The bankruptcy process has yet to discourage investors, said George Jackson, president and CEO of the Detroit Economic Growth Corp. The family of Red Wings owner Mike Ilitch has proposed a $650 million arena and entertainment district off Woodward and other projects are proceeding as planned.
“This actually provides a new beginning for the city, wiping the slate clean,” Jackson said. “The projects that we are working on are going forward. No one is saying ‘no.’ ”
He and others said bankruptcy would prompt a long-needed restructuring of city services and bureaucracy. Eliminating or restructuring $18 billion in long-term debt could free money to get more police on patrols, fix streetlights and buy ambulances. The White House this month pledged $320 million in grant money to help improve city services.
“I am not aware of any plan without the bankruptcy that was going to turn the lights back on,” Bryan said.
One challenge is selling Detroit to outside investors, Baruah said.
Much of the recent investment has come from “friends and family” such as Gilbert and Ilitch who are familiar with the city, Baruah said.
Bankruptcy also has a stigma in Asia that could deter investors, said Ray Byers, Wayne County’s economic development director.
County officials recently met with Taiwan developers who believed the city was fenced off and “going out of business,” Byers said.

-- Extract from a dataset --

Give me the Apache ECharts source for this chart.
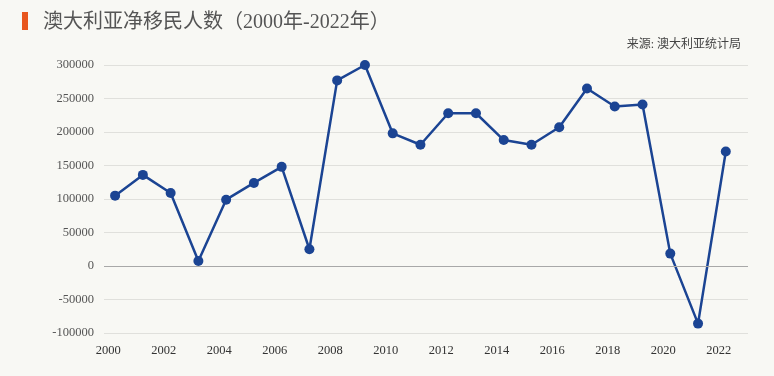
<!DOCTYPE html>
<html>
<head>
<meta charset="utf-8">
<script src="https://cdn.jsdelivr.net/npm/echarts@6/dist/echarts.min.js"></script>
<style>
  html, body { margin: 0; padding: 0; background: #f8f8f4; }
  #main { width: 774px; height: 376px; }
</style>
</head>
<body>
<div id="main"></div>
<script>
// net overseas migration, Australia
var years = [2000, 2001, 2002, 2003, 2004, 2005, 2006, 2007, 2008, 2009, 2010, 2011,
  2012, 2013, 2014, 2015, 2016, 2017, 2018, 2019, 2020, 2021, 2022];
var netMigration = [105000, 136000, 109000, 7500, 99000, 124000, 148000, 25000, 277000, 300000,
  198000, 181000, 228000, 228000, 188000, 181000, 207000, 265000, 238000, 241000, 18500, -86000, 171000];
var yearLabels = [2000, 2002, 2004, 2006, 2008, 2010, 2012, 2014, 2016, 2018, 2020, 2022];

var chartDom = document.getElementById('main');
var myChart = echarts.init(chartDom);
var option;

var serifFont = '"Liberation Serif", "DejaVu Serif", "Noto Sans CJK SC", serif';

option = {
  backgroundColor: '#f8f8f4',
  graphic: [
    {
      type: 'rect',
      left: 22,
      top: 12,
      shape: { width: 6, height: 18 },
      style: { fill: '#e8561e' }
    }
  ],
  title: [
    {
      text: '澳大利亚净移民人数（2000年-2022年）',
      left: 38,
      top: 8,
      textStyle: {
        color: '#555',
        fontSize: 20,
        fontWeight: 'normal',
        fontFamily: serifFont
      }
    },
    {
      text: '来源: 澳大利亚统计局',
      right: 28,
      top: 34,
      textStyle: {
        color: '#444',
        fontSize: 12,
        fontWeight: 'normal',
        fontFamily: serifFont
      }
    }
  ],
  grid: {
    left: 104,
    right: 26,
    top: 65,
    bottom: 43
  },
  xAxis: {
    type: 'value',
    min: 1999.6,
    max: 2022.8,
    splitLine: { show: false },
    axisLine: { show: false },
    axisTick: { show: false },
    axisLabel: {
      customValues: yearLabels.map(function (y) { return y - 0.25; }),
      formatter: function (v) { return String(Math.round(v)); },
      color: '#333',
      fontSize: 12.5,
      fontFamily: serifFont,
      margin: 11
    }
  },
  yAxis: {
    type: 'value',
    min: -100000,
    max: 300000,
    interval: 50000,
    axisLine: { show: false },
    axisTick: { show: false },
    axisLabel: {
      formatter: function (v) { return String(v); },
      color: '#555',
      fontSize: 12.5,
      fontFamily: serifFont,
      margin: 10
    },
    splitLine: {
      lineStyle: { color: '#e0e0dc', width: 1 }
    }
  },
  series: [
    {
      type: 'line',
      data: years.map(function (y, i) { return [y, netMigration[i]]; }),
      symbol: 'circle',
      symbolSize: 10,
      lineStyle: { color: '#1b4493', width: 2.5 },
      itemStyle: { color: '#1b4493' },
      markLine: {
        silent: true,
        symbol: 'none',
        label: { show: false },
        lineStyle: { color: '#a8a8a8', type: 'solid', width: 1 },
        data: [{ yAxis: 0 }]
      },
      z: 3
    }
  ]
};

option && myChart.setOption(option);
</script>
</body>
</html>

Baruah traveled to China in September with Gov. Rick Snyder to address the misconception.
Downtown investment, though, hasn’t always helped Detroit’s neighborhoods. Mayors for 60 years have heard complaints they’ve favored the central business district over residential areas.
Part of the issue is that most taxes from downtown investments stay there. The city’s Downtown Development Authority captures most property taxes within its borders and spends them there.
That means downtown property taxes don’t fix streetlights or sidewalks in Palmer Park or Lakewood Street. The jobs created by those investments, however, create income taxes that can be spread throughout the city.
Cullen acknowledged that high-tech firms won’t eliminate chronic neighborhood problems, but they’ll create jobs that allow workers to move into Detroit.
Even if they don’t, they’ll spend money here and pay taxes, he said.
“What’s exciting is people want Detroit to do well,” Cullen said. “We’re taking up the hard issues we needed to take up.”